Budget 2011 - TASC Proposals Investing in Recovery (Oct 2010)

14 October 2010

TASC this morning launched its proposals for Budget 2011.  Entitled Investing in Recovery, Jobs, Equality, the document outlines a strategy designed to reduce the deficit while creating the conditions for sustainable growth and job creation.  A PDF of the document is available here, and the Executive Summary can be downloaded here.

 TASC has four key interlinked proposals:

•Create an Economic Recovery Fund, financed from the NPRF, designed to restore economic growth and return people to employment 
•Introduce new measures to increase the tax take and begin the necessary reform of our broken tax system. They include the introduction of a residential property tax and changes to tax expenditures
•Develop a multi-annual strategy designed to return the public finances to a sustainable long-term path while protecting frontline services and social transfers
•Initiate specific reforms to the budgetary process which will promote transparency and facilitate public and media analysis of budgetary strategy

Speaking at the launch, TASC Director Paula Clancy said:

“The budgetary strategy pursued over the past three years has failed. TASC’s analysis indicates that the economy is too fragile to withstand a front-loading of the fiscal adjustment in Budget 2011. We also argue that the bulk of the adjustment should fall on the taxation rather than the expenditure side.

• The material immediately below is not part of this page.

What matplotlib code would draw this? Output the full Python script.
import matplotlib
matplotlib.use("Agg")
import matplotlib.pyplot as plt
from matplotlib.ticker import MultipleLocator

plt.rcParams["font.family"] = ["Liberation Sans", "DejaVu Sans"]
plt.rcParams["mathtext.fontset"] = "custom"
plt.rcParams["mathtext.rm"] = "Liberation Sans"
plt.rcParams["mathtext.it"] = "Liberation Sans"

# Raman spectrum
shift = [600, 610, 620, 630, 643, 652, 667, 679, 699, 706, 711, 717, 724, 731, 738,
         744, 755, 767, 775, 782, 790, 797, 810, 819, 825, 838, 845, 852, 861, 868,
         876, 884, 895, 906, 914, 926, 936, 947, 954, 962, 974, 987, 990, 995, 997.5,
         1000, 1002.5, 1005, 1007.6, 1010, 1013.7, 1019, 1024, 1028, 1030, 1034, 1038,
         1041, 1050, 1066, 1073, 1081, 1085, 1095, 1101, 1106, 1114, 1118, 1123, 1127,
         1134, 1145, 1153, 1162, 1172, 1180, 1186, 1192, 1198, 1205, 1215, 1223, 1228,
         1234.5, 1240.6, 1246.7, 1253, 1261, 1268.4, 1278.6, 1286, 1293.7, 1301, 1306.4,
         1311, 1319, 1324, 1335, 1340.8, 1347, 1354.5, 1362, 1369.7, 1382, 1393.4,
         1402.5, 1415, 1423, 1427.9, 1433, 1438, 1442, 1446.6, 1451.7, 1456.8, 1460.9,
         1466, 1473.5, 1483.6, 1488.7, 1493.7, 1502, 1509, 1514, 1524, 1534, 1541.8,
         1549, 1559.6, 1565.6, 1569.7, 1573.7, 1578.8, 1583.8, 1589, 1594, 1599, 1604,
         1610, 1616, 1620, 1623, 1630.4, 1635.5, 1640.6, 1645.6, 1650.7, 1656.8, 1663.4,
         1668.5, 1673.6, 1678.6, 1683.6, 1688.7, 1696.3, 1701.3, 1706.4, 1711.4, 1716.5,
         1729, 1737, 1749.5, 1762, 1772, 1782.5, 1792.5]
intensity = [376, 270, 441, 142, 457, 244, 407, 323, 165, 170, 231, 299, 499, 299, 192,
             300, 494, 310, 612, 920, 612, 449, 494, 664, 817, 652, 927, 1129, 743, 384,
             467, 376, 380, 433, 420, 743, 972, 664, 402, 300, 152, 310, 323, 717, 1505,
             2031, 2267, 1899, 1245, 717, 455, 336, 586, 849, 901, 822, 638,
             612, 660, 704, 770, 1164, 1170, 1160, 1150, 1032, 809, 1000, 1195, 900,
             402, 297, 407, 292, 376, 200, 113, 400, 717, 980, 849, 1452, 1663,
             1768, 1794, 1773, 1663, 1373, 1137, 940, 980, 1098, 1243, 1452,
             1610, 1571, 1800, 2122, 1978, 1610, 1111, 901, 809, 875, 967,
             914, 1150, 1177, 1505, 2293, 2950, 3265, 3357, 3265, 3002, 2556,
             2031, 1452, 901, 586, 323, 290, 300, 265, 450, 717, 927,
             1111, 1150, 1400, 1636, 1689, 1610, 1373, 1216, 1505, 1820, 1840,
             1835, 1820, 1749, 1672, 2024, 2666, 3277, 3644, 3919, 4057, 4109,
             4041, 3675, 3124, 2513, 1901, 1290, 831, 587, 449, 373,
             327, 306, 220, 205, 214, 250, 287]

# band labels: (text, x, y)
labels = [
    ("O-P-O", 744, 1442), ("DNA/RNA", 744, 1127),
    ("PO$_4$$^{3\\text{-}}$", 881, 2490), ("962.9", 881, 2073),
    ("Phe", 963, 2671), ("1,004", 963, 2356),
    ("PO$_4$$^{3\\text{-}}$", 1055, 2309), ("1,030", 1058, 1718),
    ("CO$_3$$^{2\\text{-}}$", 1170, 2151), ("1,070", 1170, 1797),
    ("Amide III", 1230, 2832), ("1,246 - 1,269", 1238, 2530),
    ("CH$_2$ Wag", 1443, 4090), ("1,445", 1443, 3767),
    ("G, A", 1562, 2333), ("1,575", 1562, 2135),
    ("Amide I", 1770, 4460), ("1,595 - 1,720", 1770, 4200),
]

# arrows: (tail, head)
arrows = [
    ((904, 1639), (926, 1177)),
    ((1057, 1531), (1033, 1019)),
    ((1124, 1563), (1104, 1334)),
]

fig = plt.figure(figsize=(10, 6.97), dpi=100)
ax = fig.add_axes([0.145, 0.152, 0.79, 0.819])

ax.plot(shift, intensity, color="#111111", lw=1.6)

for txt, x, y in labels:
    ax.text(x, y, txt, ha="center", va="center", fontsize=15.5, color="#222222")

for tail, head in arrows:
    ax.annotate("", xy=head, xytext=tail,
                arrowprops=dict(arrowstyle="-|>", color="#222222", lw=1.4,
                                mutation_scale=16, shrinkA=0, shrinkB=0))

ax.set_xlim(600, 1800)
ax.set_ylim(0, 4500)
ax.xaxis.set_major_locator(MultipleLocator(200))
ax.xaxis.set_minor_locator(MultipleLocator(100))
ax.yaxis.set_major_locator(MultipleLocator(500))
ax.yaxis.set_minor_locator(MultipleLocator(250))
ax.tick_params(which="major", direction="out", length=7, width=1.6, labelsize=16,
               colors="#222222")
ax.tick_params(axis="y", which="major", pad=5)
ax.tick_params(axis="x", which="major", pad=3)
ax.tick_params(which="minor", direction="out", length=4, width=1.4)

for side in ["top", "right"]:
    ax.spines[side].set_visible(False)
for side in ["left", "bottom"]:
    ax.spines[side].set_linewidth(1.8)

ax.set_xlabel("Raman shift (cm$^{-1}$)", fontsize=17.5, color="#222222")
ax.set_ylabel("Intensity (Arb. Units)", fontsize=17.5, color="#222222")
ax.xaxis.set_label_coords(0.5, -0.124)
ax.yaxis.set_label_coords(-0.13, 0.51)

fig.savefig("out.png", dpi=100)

“Compared with other European countries, Ireland’s tax take is low, it is too narrowly-based and it is unstable. TASC’s proposals – which include a residential property tax, as well as curtailment of tax expenditures and changes to CGT/CAT – are designed to begin to reform the tax system. The proposals also minimise the impact of budgetary measures on low-income families and on the frontline services on which we all depend.

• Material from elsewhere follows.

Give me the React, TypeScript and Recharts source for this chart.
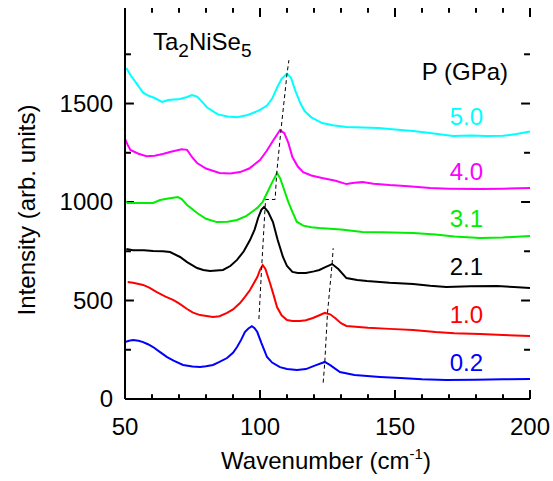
import React from "react";
import {
  LineChart,
  Line,
  XAxis,
  YAxis,
  ReferenceLine,
  Customized,
} from "recharts";

// Raman spectra of Ta2NiSe5 under pressure, offset vertically.
// Each series: [wavenumber (cm-1), intensity (arb. units)]
const p50: [number, number][] = [
  [50.5, 1680], [52, 1645], [54.4, 1600], [56.7, 1555], [59, 1538], [61, 1528], [63.7, 1508],
  [66, 1518], [70.4, 1523], [73, 1533], [74.8, 1543], [76.7, 1535], [78.5, 1510], [80.4, 1480],
  [84.4, 1445], [88, 1434], [91.5, 1431], [95, 1440], [97.4, 1452], [100, 1468], [102.6, 1490],
  [104.5, 1525], [106.3, 1580], [108, 1625], [110, 1652], [111.5, 1630], [113, 1568], [115, 1500],
  [116.5, 1462], [119, 1430], [123, 1401], [127, 1390], [132, 1381], [138, 1378], [144, 1376],
  [150, 1368], [156.7, 1360], [163, 1350], [171.5, 1335], [178, 1338], [184, 1335], [190, 1336],
  [195, 1345], [200, 1358],
];
const p40: [number, number][] = [
  [50, 1320], [51, 1290], [52, 1264], [55, 1245], [58, 1233], [61, 1235], [64, 1244], [67, 1255],
  [71, 1268], [73, 1265], [75, 1225], [76.7, 1198], [80, 1170], [85, 1147], [89, 1145],
  [92.6, 1152], [96, 1170], [100, 1213], [102.5, 1260], [105, 1315], [107.4, 1365], [109, 1350],
  [110.5, 1300], [112, 1228], [114, 1180], [116, 1152], [119, 1135], [123, 1122], [128, 1108],
  [132, 1091], [135, 1098], [138, 1101], [142, 1093], [148, 1086], [155, 1080], [163, 1071],
  [170, 1068], [181.5, 1066], [190, 1068], [200, 1071],
];
const p31: [number, number][] = [
  [50, 1005], [51, 995], [55.6, 995], [60.4, 995], [63, 1010], [66, 1018], [69.6, 1025],
  [71, 1015], [73, 985], [76.7, 944], [80, 915], [84, 898], [88, 900], [91.5, 909], [95, 930],
  [99, 970], [101, 1000], [102.6, 1046], [104.5, 1100], [106.3, 1147], [107.5, 1120], [109, 1060],
  [110.5, 1000], [112, 950], [113.6, 900], [116, 880], [119, 872], [122, 868], [130, 860],
  [138, 848], [145, 846], [156.7, 843], [165, 835], [172, 825], [181.5, 817], [190, 820],
  [200, 827],
];
const p21: [number, number][] = [
  [50.5, 761], [53, 755], [57, 755], [60.4, 751], [64, 750], [66.7, 746], [70.4, 721], [73, 695],
  [76.7, 665], [79, 655], [81.5, 650], [86.3, 655], [89, 675], [91.5, 706], [94, 750], [96.3, 807],
  [98, 860], [99.3, 919], [100.5, 960], [101.5, 975], [103, 950], [104.8, 898], [106.5, 810],
  [108.5, 721], [110, 675], [112, 645], [114, 640], [117, 640], [120, 648], [122, 655], [124, 668],
  [126.7, 685], [129, 660], [132, 614], [136, 604], [139.6, 599], [148, 590], [156.7, 584],
  [163, 575], [169, 569], [178, 572], [187.8, 574], [194, 568], [200, 563],
];
const p10: [number, number][] = [
  [51, 594], [53, 590], [56.7, 579], [59, 565], [61.8, 543], [65, 520], [67.8, 503], [70, 485],
  [73, 457], [75, 440], [77.8, 426], [82.6, 416], [85, 420], [87.8, 437], [90, 455], [92.6, 487],
  [94.5, 520], [96.3, 553], [99, 619], [100, 655], [101, 680], [102, 660], [103.7, 589], [105, 530],
  [106.3, 467], [108, 425], [110, 401], [112, 396], [114.8, 396], [117, 400], [119.6, 411],
  [122, 425], [124, 437], [126, 430], [127.8, 411], [130, 385], [132, 371], [140, 362], [148, 356],
  [156.7, 350], [165, 340], [172, 334], [181.5, 330], [190, 325], [200, 320],
];
const p02: [number, number][] = [
  [50, 289], [51.5, 296], [53, 299], [55, 296], [56.7, 289], [58.5, 278], [60.4, 264], [63, 238],
  [65.6, 213], [68, 195], [71.5, 173], [75, 165], [77.8, 162], [80, 166], [82.6, 173], [85, 188],
  [87.8, 208], [90, 235], [91.5, 264], [93, 300], [94.4, 340], [95.7, 358], [97, 370], [98, 360],
  [99, 340], [100.5, 285], [102.6, 213], [104.5, 185], [107.4, 162], [110, 152], [113.7, 147],
  [117, 152], [121, 173], [124, 188], [126, 172], [129.6, 137], [135, 122], [144.4, 112],
  [152, 106], [160, 100], [169, 96], [180, 98], [190, 100], [200, 101],
];

// guide lines through the peak positions
const guideA: [number, number][] = [
  [99.6, 406], [100.7, 690], [101.9, 975], [102.1, 1013], [105.6, 1013], [106.2, 1149],
  [107.8, 1370], [110, 1650], [110.7, 1720],
];
const guideB: [number, number][] = [
  [123.4, 83], [124, 188], [125, 437], [126.7, 685], [127.1, 765],
];

const pressures = ["5.0", "4.0", "3.1", "2.1", "1.0", "0.2"];
const colors = ["#00ffff", "#ff00ff", "#00ee00", "#000000", "#ff0000", "#0000ff"];
const spectra = [p50, p40, p31, p21, p10, p02];

const X_MIN = 50;
const X_MAX = 200;
const Y_MIN = 0;
const Y_MAX = 1985;
const xTicks = [50, 60, 70, 80, 90, 100, 110, 120, 130, 140, 150, 160, 170, 180, 190, 200];
const yTicks = [0, 250, 500, 750, 1000, 1250, 1500, 1750];

// inward tick lengths, in axis units (major / minor)
const X_TICK_LEN = [46, 24];
const Y_TICK_LEN = [3.3, 2.2];

const toRows = (pts: [number, number][]) => pts.map(([x, y]) => ({ x, y }));

const FONT = "'Liberation Sans', Arial, Helvetica, sans-serif";

function XLabel(props: any) {
  const { x, y, payload } = props;
  if (payload.value % 50 !== 0) return <g />;
  return (
    <text x={x} y={Number(y) + 36} textAnchor="middle" fontSize={24} fontFamily={FONT} fill="#000">
      {payload.value}
    </text>
  );
}

function YLabel(props: any) {
  const { x, y, payload } = props;
  if (payload.value % 500 !== 0) return <g />;
  return (
    <text x={Number(x) - 12} y={Number(y) + 8} textAnchor="end" fontSize={24} fontFamily={FONT} fill="#000">
      {payload.value}
    </text>
  );
}

function Annotations() {
  const labelY = [116, 171, 218, 266, 314, 362];
  return (
    <g fontFamily={FONT}>
      <text x={153} y={50} fontSize={24} fill="#000">
        Ta<tspan fontSize={19} dy={7}>2</tspan>
        <tspan dy={-7}>NiSe</tspan>
        <tspan fontSize={19} dy={7}>5</tspan>
      </text>
      <text x={508} y={80} fontSize={24} textAnchor="end" fill="#000">
        P (GPa)
      </text>
      {pressures.map((p, i) => (
        <text key={p} x={483} y={labelY[i] + 9} fontSize={24} textAnchor="end" fill={colors[i]}>
          {p}
        </text>
      ))}
      <text
        transform="translate(35 210) rotate(-90)"
        fontSize={24}
        textAnchor="middle"
        fill="#000"
      >
        Intensity (arb. units)
      </text>
      <text x={326} y={469} fontSize={24} textAnchor="middle" fill="#000">
        Wavenumber (cm<tspan fontSize={15} dy={-10}>-1</tspan>
        <tspan dy={10}>)</tspan>
      </text>
    </g>
  );
}

const tickStyle = { stroke: "#000", strokeWidth: 2 };

export default function App() {
  return (
    <div style={{ position: "absolute", left: 0, top: 0, background: "#fff" }}>
      <LineChart width={553} height={481} margin={{ top: 8, right: 23, left: 0, bottom: 0 }}>
        <XAxis
          xAxisId="bottom"
          dataKey="x"
          type="number"
          domain={[X_MIN, X_MAX]}
          ticks={xTicks}
          interval={0}
          height={82}
          tickSize={0}
          tickMargin={0}
          tickLine={false}
          axisLine={{ stroke: "#000", strokeWidth: 2 }}
          tick={<XLabel />}
          allowDataOverflow
        />
        <XAxis
          xAxisId="top"
          orientation="top"
          type="number"
          domain={[X_MIN, X_MAX]}
          ticks={xTicks}
          height={0}
          tick={false}
          tickLine={false}
          axisLine={{ stroke: "#000", strokeWidth: 2 }}
        />
        <YAxis
          yAxisId="left"
          type="number"
          domain={[Y_MIN, Y_MAX]}
          ticks={yTicks}
          interval={0}
          width={125}
          tickSize={0}
          tickMargin={0}
          tickLine={false}
          axisLine={{ stroke: "#000", strokeWidth: 2 }}
          tick={<YLabel />}
          allowDataOverflow
        />
        <YAxis
          yAxisId="right"
          orientation="right"
          type="number"
          domain={[Y_MIN, Y_MAX]}
          ticks={yTicks}
          width={0}
          tick={false}
          tickLine={false}
          axisLine={{ stroke: "#000", strokeWidth: 2 }}
        />

        {/* inward tick marks on all four sides */}
        {xTicks.map((v) => {
          const len = v % 50 === 0 ? X_TICK_LEN[0] : X_TICK_LEN[1];
          return [
            <ReferenceLine
              key={"xb" + v}
              xAxisId="bottom"
              yAxisId="left"
              segment={[{ x: v, y: Y_MIN }, { x: v, y: Y_MIN + len }]}
              {...tickStyle}
            />,
            <ReferenceLine
              key={"xt" + v}
              xAxisId="bottom"
              yAxisId="left"
              segment={[{ x: v, y: Y_MAX }, { x: v, y: Y_MAX - len }]}
              {...tickStyle}
            />,
          ];
        })}
        {yTicks.map((v) => {
          const len = v % 500 === 0 ? Y_TICK_LEN[0] : Y_TICK_LEN[1];
          return [
            <ReferenceLine
              key={"yl" + v}
              xAxisId="bottom"
              yAxisId="left"
              segment={[{ x: X_MIN, y: v }, { x: X_MIN + len, y: v }]}
              {...tickStyle}
            />,
            <ReferenceLine
              key={"yr" + v}
              xAxisId="bottom"
              yAxisId="left"
              segment={[{ x: X_MAX, y: v }, { x: X_MAX - len, y: v }]}
              {...tickStyle}
            />,
          ];
        })}

        {spectra.map((s, i) => (
          <Line
            key={pressures[i]}
            xAxisId="bottom"
            yAxisId="left"
            data={toRows(s)}
            dataKey="y"
            type="linear"
            stroke={colors[i]}
            strokeWidth={2}
            dot={false}
            isAnimationActive={false}
          />
        ))}
        {[guideA, guideB].map((g, i) => (
          <Line
            key={"guide" + i}
            xAxisId="bottom"
            yAxisId="left"
            data={toRows(g)}
            dataKey="y"
            type="linear"
            stroke="#000"
            strokeWidth={1}
            strokeDasharray="4 3"
            dot={false}
            isAnimationActive={false}
          />
        ))}
        <Customized component={Annotations} />
      </LineChart>
    </div>
  );
}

“TASC is offering creative solutions to the current fiscal crisis. Our focus is on stimulating job creation (which itself will help reduce the deficit). Our solutions also seek to minimise the impact on consumer demand to prevent further stagnation within the economy, while at the same time tackling the budget deficit.

“Investment, rather than further cuts, will be key to economic recovery. TASC’s proposals constitute a three-pronged strategy to grow jobs while reducing the deficit and promoting economic equality”, Ms. Clancy concluded.